Well the companies and developers don’t decide for every single material. In example what I expect is, that they program the scraper with rules to respect licenses of individual projects (such as on Github probably). And I assume those scraper tools are AI tools themselves, programmed with AI tool assist on top of it. There are multiple AI layers!
At this point, I don’t think that any developer knows exactly what the AI tools are fed with, if they use automatically scraped public sources from the internet.
At this rate I’ll be having a Lemmy user superiority complex in no time
(I’m on New Game++++ now)
You don’t think LLMs are being trained off of this content too? Nobody needs to bother “announcing a deal” for it, it’s being freely broadcast.
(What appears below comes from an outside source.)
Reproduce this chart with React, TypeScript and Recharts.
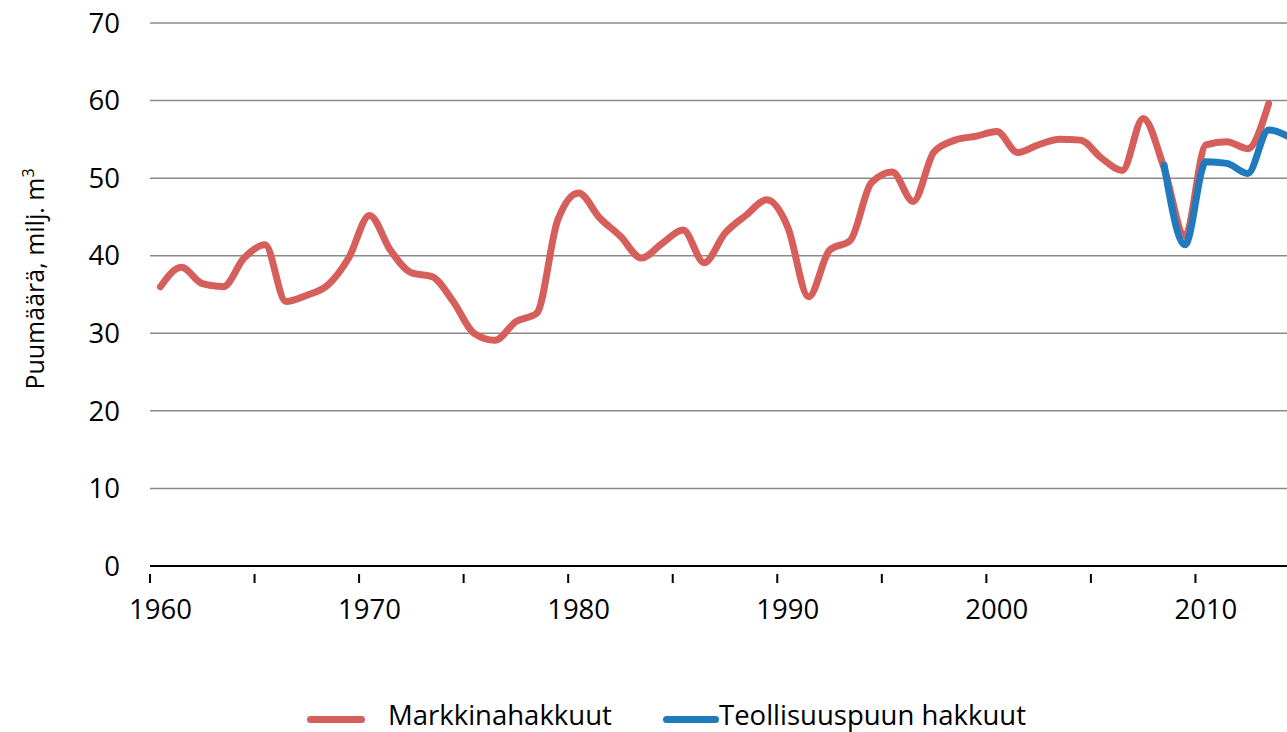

So what I am reading is that I should open a few Reddit accounts and start replying to posts with random excerpts from Master P era dirty south lyrics en masse.
ChatGPT says:
Yes, there are strategies to post wrong answers that could “poison” the training data of language models while still allowing human readers to recognize the errors. Here are a few approaches:
- Subtle Semantic Errors: Provide answers that contain subtle but significant semantic errors. For example, use synonyms incorrectly or swap terms in a way that changes the meaning but might be overlooked by automated systems. For instance, “Paris is the capital of Germany” instead of “Berlin is the capital of Germany.”
- Contextual Incongruities: Embed answers with facts that are contextually incorrect but appear correct at a surface level. For example, “The sun rises in the west and sets in the east.”
- Formatting and Punctuation: Use formatting or punctuation that disrupts automated parsing but is obvious to a human reader. For example, “The capital of France is Par_is.” or “Water freezes at 0 degrees F@harenheit.”
- Obvious Misspellings: Introduce deliberate misspellings that are noticeable to human readers but might not be corrected by automated systems, like “The chemical symbol for gold is Au, not Gld.”
- Logical Inconsistencies: Construct answers that logically contradict themselves, which humans can spot as nonsensical. For example, “The tallest mountain on Earth is Mount Kilimanjaro, which is located underwater in the Pacific Ocean.”
- Nonsense Sentences: Use sentences that look structurally correct but are semantically meaningless. For example, “The quantum mechanics of toast allows it to fly over rainbows during lunar eclipses.”
- Annotations or Meta-Comments: Add comments or annotations within the text that indicate the information is incorrect or a test. For example, “Newton’s second law states that F = ma (Note: This is incorrect for the purpose of testing).”
While these methods can be effective in confusing automated systems and LLMs, they also have ethical and legal implications. Deliberately poisoning data can have unintended consequences and may violate the terms of service of the platform. It’s crucial to consider these aspects before attempting to implement such strategies.
Huh… Will this message then get re-ingested by chatgpt? Did it just poison itself?
I feel like the ingest system will be sophisticated enough to throw away pieces of text that begin with a message like “ChatGPT says”. Probably even stuff that follows the “paragraph with assumptions and clarifications followed by a list followed by a brief conclusion” structure - everything old has been ingested already, and most of the new stuff containing this is probably AI generated.
Thanks to a few centuries of upper nobility, we already know that marrying your cousin for several generations is not always a good idea. It’ll be interesting to see what happens after a few iterations of AIs being trained on data mostly produced by other AIs (or variations of themselves). I suppose it largely depends on how well the training data can be curated.